= Guillaume Marie van Zuylen =

Gulielmus Maria van Zuylen (Argenteau, Belgium, January 4, 1910 – Liège, April 2, 2004) was the 89th bishop of the diocese of Liège from 1961 to 1986.

== Lifecycle ==
Van Zuylen was the grandson of Senator Guillaume van Zuylen (1838-1924), and the fourth of the eight children of Baron Joseph van Zuylen (1871-1962) and Angèle van Caloen de Basseghem (1878-1973). His father also became a senator, as well as a provincial councilor and mayor of Richelle and Argenteau. His mother was the daughter of Camille van Caloen de Basseghem, mayor of Varsenare and Marie-Louise de Bie de Westvoorde, daughter of the mayor of Sint-Kruis, Jules de Bie de Westvoorde.

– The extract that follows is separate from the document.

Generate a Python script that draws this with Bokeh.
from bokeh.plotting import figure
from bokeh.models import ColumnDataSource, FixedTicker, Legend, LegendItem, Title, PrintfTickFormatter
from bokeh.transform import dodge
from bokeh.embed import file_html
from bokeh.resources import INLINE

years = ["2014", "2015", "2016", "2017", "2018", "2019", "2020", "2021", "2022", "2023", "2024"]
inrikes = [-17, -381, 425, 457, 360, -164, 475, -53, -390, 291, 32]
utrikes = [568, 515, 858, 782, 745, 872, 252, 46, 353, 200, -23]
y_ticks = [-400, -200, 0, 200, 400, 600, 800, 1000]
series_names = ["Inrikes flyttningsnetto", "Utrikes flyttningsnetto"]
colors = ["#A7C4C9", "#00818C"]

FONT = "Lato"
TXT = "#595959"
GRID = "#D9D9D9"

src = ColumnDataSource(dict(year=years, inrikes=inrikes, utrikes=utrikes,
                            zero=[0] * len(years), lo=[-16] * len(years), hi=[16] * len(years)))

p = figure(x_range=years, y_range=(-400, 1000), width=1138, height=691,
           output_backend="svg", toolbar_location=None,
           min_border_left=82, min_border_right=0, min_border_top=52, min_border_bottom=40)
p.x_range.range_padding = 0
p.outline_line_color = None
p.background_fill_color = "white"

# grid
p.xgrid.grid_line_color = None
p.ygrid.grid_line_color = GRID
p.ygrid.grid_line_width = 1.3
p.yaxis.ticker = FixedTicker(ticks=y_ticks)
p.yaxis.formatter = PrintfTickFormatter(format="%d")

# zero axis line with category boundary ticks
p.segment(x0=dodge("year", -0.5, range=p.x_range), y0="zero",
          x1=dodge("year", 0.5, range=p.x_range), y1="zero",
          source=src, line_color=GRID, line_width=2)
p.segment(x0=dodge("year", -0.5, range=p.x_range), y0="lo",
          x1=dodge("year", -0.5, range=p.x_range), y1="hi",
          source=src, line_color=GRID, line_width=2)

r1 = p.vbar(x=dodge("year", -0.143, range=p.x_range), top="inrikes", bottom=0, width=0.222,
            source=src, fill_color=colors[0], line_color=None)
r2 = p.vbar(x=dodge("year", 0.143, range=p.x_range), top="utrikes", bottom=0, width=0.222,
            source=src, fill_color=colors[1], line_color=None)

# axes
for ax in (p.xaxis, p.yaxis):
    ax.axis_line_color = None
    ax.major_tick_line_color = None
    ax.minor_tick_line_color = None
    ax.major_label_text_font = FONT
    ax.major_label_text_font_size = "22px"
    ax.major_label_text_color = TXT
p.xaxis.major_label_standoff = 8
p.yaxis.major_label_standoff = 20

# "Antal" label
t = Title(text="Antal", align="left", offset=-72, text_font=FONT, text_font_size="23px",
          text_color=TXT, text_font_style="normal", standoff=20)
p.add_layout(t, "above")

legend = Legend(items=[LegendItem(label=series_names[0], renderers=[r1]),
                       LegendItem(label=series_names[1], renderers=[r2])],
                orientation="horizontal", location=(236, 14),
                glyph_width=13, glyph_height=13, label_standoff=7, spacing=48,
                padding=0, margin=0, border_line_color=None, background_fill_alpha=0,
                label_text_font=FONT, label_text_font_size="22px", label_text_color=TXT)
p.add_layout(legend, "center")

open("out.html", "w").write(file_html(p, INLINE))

He studied in Visé at the Collège Saint-Hadelin and in Liège at the Collège Saint-Louis. Like his older brother Antoine (1905-1983), he went to the minor seminary in Sint-Truiden and to the major seminary in Liège, where he was ordained a priest on September 11, 1932. He continued his studies at the Pontifical Gregorian University in Rome, graduating as a Doctor of Philosophy and Licentiate in Theology and Church History.

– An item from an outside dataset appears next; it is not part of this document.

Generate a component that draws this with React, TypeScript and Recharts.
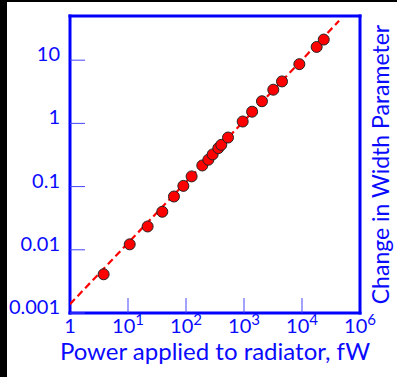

He became professor in 1936 and president in 1945 of the major seminary in Liège. He became a member of the Commission for the Code of Canon Law.

In 1940 he was chaplain of a regiment of armoured troops and was taken prisoner of war and held for seven months. From 1943 to early 1945, he was concerned with the work of supporting the families of prisoners of war. During the liberation of Liège, he took part, as chaplain, in the activities of the Secret Army.

In 1949 he became Vicar General and in 1951 Bishop Coadjutor of the Diocese of Liège. Ten years later he succeeded Bishop Kerckhofs. At that time, the diocese still extended over the provinces of Liège and Limburg. In 1967 Limburg became the separate diocese of Hasselt.

== Bishop ==
He participated in the Second Vatican Council from its opening in 1962. He became a member of the Commission for the Clergy and the Laity. After the promotion of the Constitution on the Liturgy, he became a member of the council to monitor the application of the document. In 1985 he received Pope John Paul II in the city of Liège.

Bishop van Zuylen made a great effort to put the ideals of the Council into practice in his diocese.

In 1968 he founded the council of priests and in 1971 the pastoral council. From 1979 he supported the creation of parish councils and pastoral teams. He was also the first, in 1969, to ordain permanent deacons in Belgium. However, the decline in priestly vocations forced him to close the seminary in Liège and to have his seminarians complete their studies elsewhere. In 1982 he reopened his seminary. He also emphasized the duties of lay people and for this purpose founded the Institut Supérieur de Catéchèse et de Pastorale, in charge of training teachers of religion and catechists.

In his old industrial diocese, he was deeply concerned about the deterioration of the living conditions for the workers. He encouraged Christian communities in the working class and supported worker-priests. He was outspoken on issues relating to economic recession, the closure of companies and unemployment. On May 22, 1969, he took part in the major trades unions rally that took place on the Place Saint-Lambert. In 1975 he visited the workers who occupied the workshops of Val-Saint-Lambert. Every year he took part in the Workers' March on the Tuesday of Holy Week.

Van Zuylen was trilingual, being fluent in French, Dutch and Walloon, and was also able to speak German. He sometimes gave sermons or speeches in Walloon.

After becoming Bishop Emeritus in March 1986, he retired to Wihou-Richelle. Among other things, he took care of the chaplaincy in a retirement home in 's-Gravenvoeren. He was buried in Saint Paul's Cathedral in Liège.